Structured data can be used to provide information about people, places, organizations, products, events and works of art/creative works. Within each category, there are details that can be added. For example, books can have an ISBN, an author, an illustrator and a title, amongst other things. Events can be classified by the type of event they are, and when they are held. Products can have prices and star ratings.
Pages which use structured data – in particular the type that creates rich snippets – tend to see much better click-through rates in the search results. It is not completely clear how much influence the metadata has on the actual ranking itself – although it is going to be considered as one of many factors when a site is ranked, and considering it affects the CTR – which is another factor that Google considers among its many signals – it does matter.
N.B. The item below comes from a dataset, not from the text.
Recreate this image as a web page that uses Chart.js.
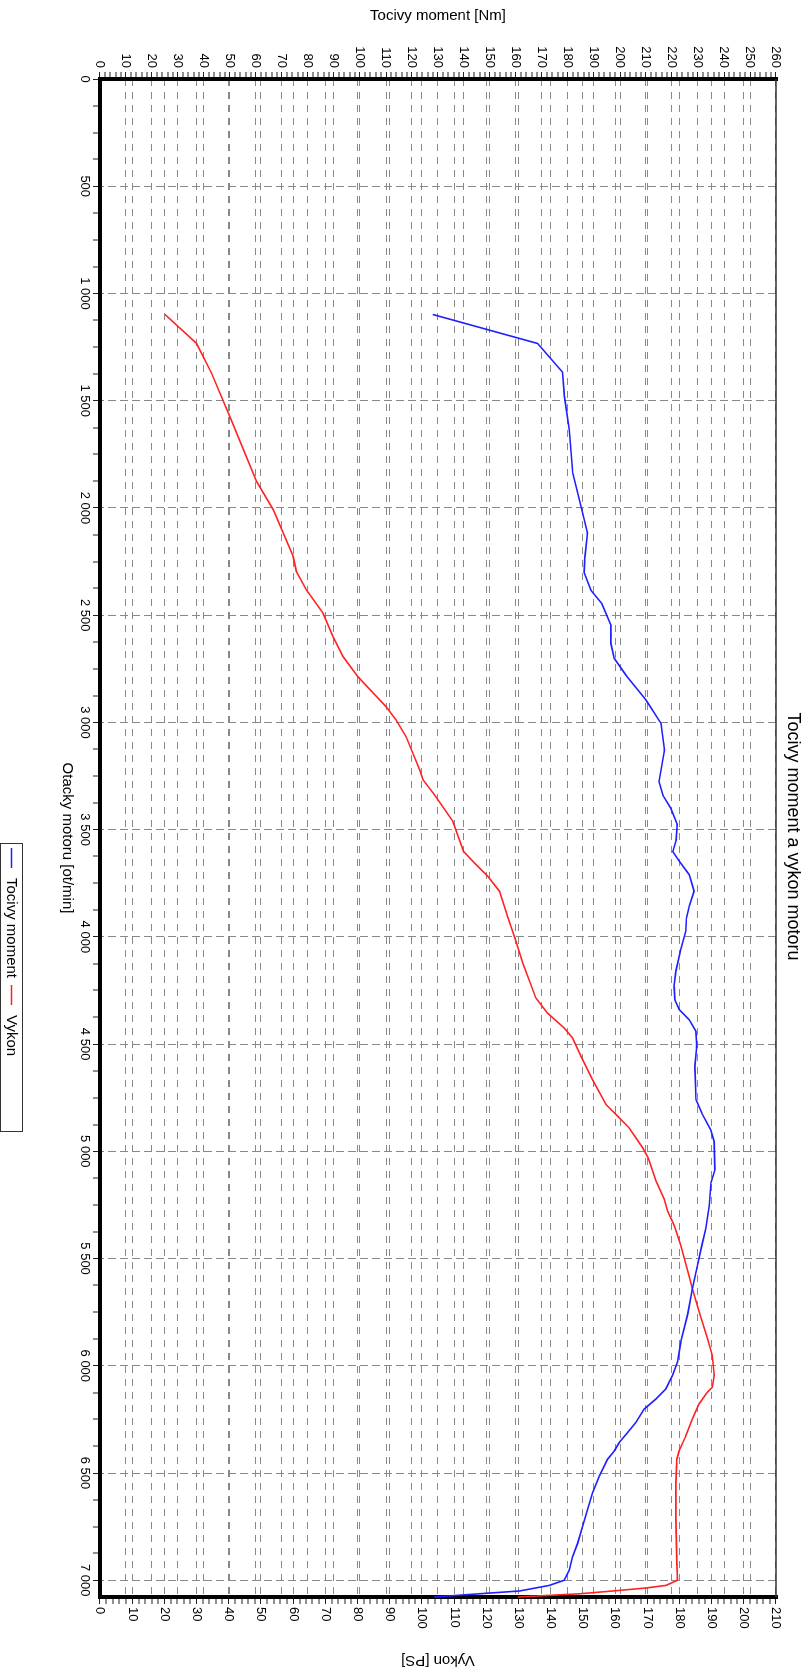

Schema is just one tool – and it won’t help you if your site is rarely updated or if it is full of duplicate content, then simply adding schema to it won’t make it any more appealing to the search engines.
Schema won’t help you to hide bad reviews, and it won’t make you appear on map searches that aren’t relevant to you. It’s a useful tool, but it is still purely for processing the data that is on the page. You are not giving the search engines instructions with it. If you want your site to rank well, then you will need to make an effort to provide engaging and informative content at all times.